Entries with chart source code
======
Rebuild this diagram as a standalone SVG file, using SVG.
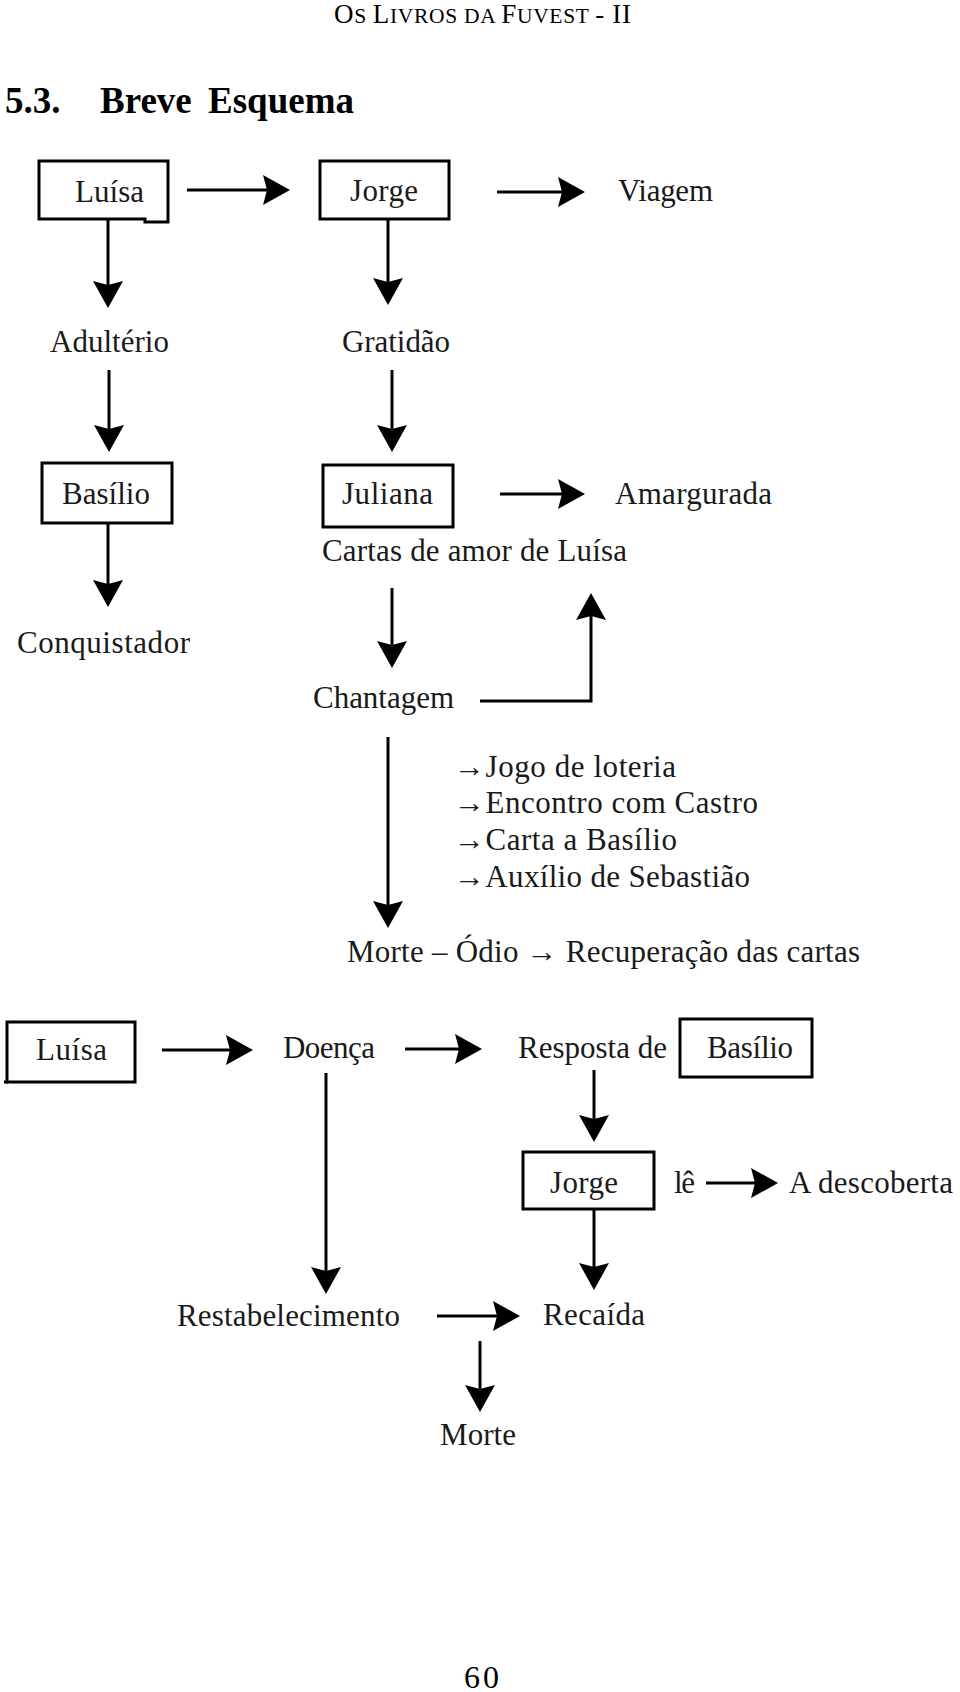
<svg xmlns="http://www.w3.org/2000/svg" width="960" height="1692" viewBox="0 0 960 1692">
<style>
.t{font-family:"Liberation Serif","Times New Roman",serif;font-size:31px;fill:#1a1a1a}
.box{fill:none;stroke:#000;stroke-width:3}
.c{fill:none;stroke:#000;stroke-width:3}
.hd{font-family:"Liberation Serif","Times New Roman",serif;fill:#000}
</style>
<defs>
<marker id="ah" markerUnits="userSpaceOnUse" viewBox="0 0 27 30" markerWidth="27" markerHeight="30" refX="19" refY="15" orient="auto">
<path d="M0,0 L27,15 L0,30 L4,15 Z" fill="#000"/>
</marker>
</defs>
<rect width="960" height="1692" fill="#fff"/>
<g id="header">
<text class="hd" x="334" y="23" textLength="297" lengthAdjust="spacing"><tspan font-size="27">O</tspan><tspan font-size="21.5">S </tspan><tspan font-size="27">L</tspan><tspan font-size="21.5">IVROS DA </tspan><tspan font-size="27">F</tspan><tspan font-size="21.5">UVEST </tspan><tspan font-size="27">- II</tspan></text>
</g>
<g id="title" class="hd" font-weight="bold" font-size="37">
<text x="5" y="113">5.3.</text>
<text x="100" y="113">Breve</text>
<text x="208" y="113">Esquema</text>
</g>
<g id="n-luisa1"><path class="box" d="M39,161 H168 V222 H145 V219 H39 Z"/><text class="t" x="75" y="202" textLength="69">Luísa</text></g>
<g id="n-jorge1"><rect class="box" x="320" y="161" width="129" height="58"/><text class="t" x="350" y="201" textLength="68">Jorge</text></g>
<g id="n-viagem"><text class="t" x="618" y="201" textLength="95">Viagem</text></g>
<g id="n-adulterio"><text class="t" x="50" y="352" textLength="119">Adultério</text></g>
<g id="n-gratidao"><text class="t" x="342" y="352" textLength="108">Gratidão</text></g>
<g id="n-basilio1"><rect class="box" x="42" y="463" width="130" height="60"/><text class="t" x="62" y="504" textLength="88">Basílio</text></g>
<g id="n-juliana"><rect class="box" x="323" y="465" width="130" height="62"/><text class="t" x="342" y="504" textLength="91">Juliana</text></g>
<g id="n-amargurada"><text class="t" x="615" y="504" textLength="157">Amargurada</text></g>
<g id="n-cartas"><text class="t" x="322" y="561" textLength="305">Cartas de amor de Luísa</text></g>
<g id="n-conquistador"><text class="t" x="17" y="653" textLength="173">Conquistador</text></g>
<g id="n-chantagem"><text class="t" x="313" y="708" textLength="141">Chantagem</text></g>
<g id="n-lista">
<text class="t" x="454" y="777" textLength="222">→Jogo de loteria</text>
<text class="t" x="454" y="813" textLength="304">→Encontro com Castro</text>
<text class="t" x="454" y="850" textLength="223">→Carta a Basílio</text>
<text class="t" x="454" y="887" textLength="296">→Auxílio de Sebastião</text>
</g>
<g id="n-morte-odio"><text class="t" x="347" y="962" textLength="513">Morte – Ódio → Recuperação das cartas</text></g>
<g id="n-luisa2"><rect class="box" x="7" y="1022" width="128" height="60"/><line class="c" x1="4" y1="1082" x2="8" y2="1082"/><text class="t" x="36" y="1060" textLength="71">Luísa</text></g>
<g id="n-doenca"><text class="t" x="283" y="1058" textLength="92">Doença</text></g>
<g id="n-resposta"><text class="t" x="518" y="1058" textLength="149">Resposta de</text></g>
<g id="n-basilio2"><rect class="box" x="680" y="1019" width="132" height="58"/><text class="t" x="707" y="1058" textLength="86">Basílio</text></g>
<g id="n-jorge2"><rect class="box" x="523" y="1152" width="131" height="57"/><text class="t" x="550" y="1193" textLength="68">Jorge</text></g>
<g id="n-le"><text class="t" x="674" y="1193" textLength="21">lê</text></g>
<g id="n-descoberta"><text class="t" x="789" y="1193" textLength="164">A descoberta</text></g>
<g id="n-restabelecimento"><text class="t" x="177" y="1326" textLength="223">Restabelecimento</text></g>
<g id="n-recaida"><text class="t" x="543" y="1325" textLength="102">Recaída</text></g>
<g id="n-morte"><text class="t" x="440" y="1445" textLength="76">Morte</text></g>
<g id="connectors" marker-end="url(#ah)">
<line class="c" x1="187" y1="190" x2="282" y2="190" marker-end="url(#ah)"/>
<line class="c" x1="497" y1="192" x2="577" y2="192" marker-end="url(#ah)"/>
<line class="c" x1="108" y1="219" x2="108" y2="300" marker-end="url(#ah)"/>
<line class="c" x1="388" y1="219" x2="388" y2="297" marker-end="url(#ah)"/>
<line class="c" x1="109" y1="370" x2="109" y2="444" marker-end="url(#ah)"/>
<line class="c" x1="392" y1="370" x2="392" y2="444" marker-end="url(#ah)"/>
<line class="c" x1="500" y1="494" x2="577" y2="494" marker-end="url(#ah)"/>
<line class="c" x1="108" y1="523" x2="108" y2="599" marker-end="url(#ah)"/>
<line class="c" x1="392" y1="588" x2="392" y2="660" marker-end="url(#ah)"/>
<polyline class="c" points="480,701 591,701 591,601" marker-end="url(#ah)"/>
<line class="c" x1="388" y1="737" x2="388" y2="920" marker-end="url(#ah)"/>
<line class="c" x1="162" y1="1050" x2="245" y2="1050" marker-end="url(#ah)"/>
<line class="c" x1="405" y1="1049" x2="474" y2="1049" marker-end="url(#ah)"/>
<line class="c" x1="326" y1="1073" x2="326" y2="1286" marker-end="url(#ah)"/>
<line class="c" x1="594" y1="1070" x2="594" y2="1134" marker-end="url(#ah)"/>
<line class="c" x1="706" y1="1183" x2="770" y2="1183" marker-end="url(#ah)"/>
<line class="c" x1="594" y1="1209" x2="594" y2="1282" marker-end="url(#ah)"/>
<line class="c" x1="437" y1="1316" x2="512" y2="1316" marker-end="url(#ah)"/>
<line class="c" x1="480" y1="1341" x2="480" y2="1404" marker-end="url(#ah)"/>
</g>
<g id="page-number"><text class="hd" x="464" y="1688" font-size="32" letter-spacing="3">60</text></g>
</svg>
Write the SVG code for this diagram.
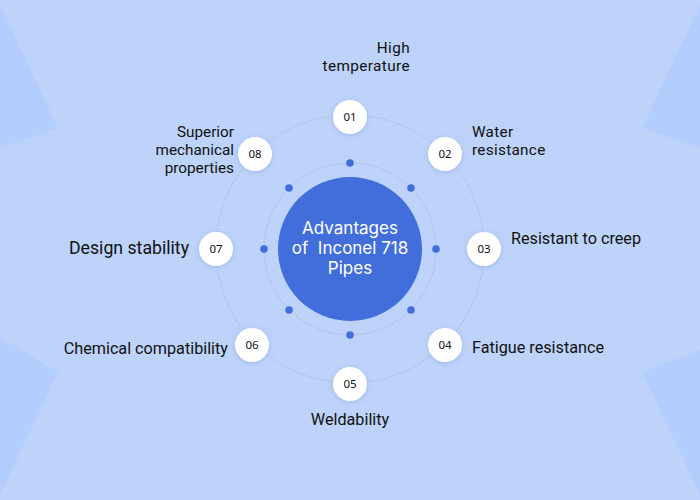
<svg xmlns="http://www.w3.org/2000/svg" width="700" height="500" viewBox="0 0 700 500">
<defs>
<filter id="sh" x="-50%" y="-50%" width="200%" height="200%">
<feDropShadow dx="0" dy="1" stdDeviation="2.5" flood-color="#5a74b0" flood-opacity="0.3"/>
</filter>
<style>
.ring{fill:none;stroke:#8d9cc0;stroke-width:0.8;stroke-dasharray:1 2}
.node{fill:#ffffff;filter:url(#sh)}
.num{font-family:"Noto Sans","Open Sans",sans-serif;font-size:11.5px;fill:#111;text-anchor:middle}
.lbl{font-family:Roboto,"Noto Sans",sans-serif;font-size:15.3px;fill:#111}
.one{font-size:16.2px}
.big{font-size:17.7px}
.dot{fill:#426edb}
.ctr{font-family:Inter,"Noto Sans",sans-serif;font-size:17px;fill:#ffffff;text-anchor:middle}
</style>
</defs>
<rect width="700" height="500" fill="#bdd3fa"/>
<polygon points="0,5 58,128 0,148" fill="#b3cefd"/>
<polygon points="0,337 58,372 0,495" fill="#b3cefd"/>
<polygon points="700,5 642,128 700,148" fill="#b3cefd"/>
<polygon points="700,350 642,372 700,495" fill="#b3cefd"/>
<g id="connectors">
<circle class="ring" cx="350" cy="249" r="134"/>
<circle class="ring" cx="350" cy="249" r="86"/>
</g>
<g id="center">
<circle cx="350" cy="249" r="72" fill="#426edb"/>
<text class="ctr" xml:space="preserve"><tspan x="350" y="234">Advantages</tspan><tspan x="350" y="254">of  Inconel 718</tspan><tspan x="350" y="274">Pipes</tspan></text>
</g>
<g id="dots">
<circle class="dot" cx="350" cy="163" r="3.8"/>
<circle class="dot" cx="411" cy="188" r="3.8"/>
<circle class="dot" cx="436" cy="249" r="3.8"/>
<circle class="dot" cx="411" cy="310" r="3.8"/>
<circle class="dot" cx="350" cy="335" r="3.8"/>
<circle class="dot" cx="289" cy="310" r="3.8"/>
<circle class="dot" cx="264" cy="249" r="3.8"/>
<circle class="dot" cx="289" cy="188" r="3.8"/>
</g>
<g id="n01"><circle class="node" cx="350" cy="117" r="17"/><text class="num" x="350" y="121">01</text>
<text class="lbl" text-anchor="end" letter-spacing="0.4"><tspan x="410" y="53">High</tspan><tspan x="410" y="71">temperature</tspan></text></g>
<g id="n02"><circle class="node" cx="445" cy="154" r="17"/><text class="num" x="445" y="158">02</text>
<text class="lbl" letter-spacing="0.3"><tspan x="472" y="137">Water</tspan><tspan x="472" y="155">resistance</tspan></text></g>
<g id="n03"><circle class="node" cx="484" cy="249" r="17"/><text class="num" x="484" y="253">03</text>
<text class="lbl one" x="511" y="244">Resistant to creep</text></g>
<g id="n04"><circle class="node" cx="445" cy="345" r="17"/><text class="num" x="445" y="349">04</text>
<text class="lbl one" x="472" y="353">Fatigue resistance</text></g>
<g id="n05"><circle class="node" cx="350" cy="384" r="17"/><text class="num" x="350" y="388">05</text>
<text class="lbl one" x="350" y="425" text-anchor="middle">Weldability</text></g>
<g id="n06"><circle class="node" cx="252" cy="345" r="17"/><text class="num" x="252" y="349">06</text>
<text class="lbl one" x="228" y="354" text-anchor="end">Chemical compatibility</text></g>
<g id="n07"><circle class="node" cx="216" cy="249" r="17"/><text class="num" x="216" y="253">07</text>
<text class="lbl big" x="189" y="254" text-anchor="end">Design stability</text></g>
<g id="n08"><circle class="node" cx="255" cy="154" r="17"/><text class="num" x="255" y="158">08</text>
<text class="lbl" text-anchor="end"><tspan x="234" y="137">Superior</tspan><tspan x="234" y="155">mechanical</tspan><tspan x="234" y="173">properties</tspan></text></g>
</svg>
======
STATED GOAL -
Pull out every line in the material above where "diagram" occurs.

PROBLEM SOLUTION -
Rebuild this diagram as a standalone SVG file, using SVG.
Write the SVG code for this diagram.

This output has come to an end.